[Input]:
****

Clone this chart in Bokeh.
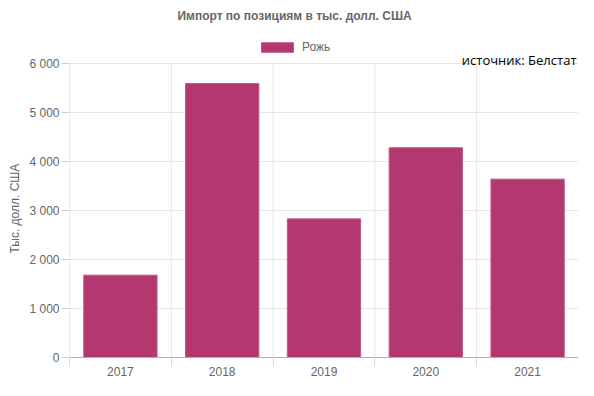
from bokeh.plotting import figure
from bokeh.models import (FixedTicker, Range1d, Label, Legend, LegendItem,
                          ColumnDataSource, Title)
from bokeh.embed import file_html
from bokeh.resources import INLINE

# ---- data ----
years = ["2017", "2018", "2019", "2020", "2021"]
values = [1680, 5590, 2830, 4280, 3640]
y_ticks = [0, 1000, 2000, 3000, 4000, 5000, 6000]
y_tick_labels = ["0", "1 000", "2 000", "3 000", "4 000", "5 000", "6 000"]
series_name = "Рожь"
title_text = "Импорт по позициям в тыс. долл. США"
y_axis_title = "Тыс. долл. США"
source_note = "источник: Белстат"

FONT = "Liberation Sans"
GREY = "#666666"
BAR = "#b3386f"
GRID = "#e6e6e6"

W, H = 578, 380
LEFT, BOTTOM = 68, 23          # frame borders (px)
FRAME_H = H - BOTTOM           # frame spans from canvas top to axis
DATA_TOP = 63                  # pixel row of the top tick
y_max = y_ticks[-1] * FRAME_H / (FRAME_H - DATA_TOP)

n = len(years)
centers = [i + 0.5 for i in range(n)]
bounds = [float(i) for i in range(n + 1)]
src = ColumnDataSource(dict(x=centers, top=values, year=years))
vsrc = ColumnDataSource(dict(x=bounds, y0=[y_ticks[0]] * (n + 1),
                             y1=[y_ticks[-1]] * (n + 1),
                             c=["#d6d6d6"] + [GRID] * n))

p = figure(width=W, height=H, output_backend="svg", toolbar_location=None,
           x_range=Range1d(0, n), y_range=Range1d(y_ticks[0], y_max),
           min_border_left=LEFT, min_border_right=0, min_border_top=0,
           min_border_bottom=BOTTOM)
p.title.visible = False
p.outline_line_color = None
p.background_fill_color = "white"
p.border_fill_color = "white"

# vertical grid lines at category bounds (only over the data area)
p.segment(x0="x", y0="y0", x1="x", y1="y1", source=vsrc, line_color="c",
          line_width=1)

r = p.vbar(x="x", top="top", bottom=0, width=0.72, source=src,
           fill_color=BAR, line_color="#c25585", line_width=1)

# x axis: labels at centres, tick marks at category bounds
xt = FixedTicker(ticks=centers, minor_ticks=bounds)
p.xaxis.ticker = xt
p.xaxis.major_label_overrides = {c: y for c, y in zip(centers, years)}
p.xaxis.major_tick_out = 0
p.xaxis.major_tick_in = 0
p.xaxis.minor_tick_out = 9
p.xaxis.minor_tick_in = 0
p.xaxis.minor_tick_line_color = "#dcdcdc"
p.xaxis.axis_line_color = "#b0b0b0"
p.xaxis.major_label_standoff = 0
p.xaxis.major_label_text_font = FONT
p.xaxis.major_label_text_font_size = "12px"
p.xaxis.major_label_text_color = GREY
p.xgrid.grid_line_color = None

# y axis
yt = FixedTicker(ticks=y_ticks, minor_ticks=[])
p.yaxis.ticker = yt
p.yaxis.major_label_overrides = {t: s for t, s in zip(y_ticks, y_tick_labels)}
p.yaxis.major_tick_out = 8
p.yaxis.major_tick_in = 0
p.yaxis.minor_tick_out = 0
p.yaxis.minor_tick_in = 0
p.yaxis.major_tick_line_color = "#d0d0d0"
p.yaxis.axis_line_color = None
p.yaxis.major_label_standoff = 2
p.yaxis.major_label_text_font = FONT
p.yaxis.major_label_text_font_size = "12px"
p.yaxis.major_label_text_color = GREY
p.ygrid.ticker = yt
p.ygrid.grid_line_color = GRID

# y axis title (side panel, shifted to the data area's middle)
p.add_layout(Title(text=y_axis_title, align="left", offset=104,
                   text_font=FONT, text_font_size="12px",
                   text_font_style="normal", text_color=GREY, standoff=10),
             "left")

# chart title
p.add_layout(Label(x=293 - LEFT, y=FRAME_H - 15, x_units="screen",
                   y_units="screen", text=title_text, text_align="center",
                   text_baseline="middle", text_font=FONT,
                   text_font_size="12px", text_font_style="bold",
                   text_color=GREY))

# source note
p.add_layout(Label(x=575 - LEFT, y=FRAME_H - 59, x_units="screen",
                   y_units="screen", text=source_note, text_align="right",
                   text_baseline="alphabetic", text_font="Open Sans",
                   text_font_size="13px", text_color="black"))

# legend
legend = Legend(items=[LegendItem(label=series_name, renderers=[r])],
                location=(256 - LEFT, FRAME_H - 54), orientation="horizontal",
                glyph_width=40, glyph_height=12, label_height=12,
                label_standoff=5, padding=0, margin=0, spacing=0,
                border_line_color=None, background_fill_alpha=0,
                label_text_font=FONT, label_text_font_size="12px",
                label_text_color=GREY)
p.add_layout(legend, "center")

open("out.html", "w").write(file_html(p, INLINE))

****

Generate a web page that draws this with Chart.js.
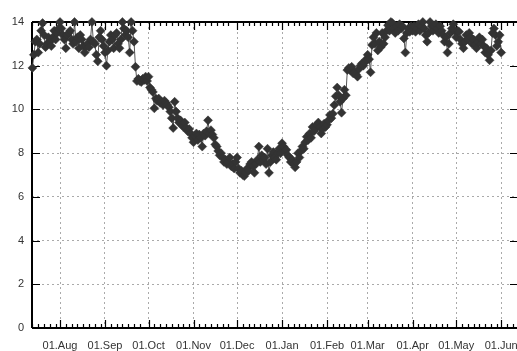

****

[Direction]:
Find how many lines in the listing hold "this", and reply with that number only.

[Completed exercise]:
2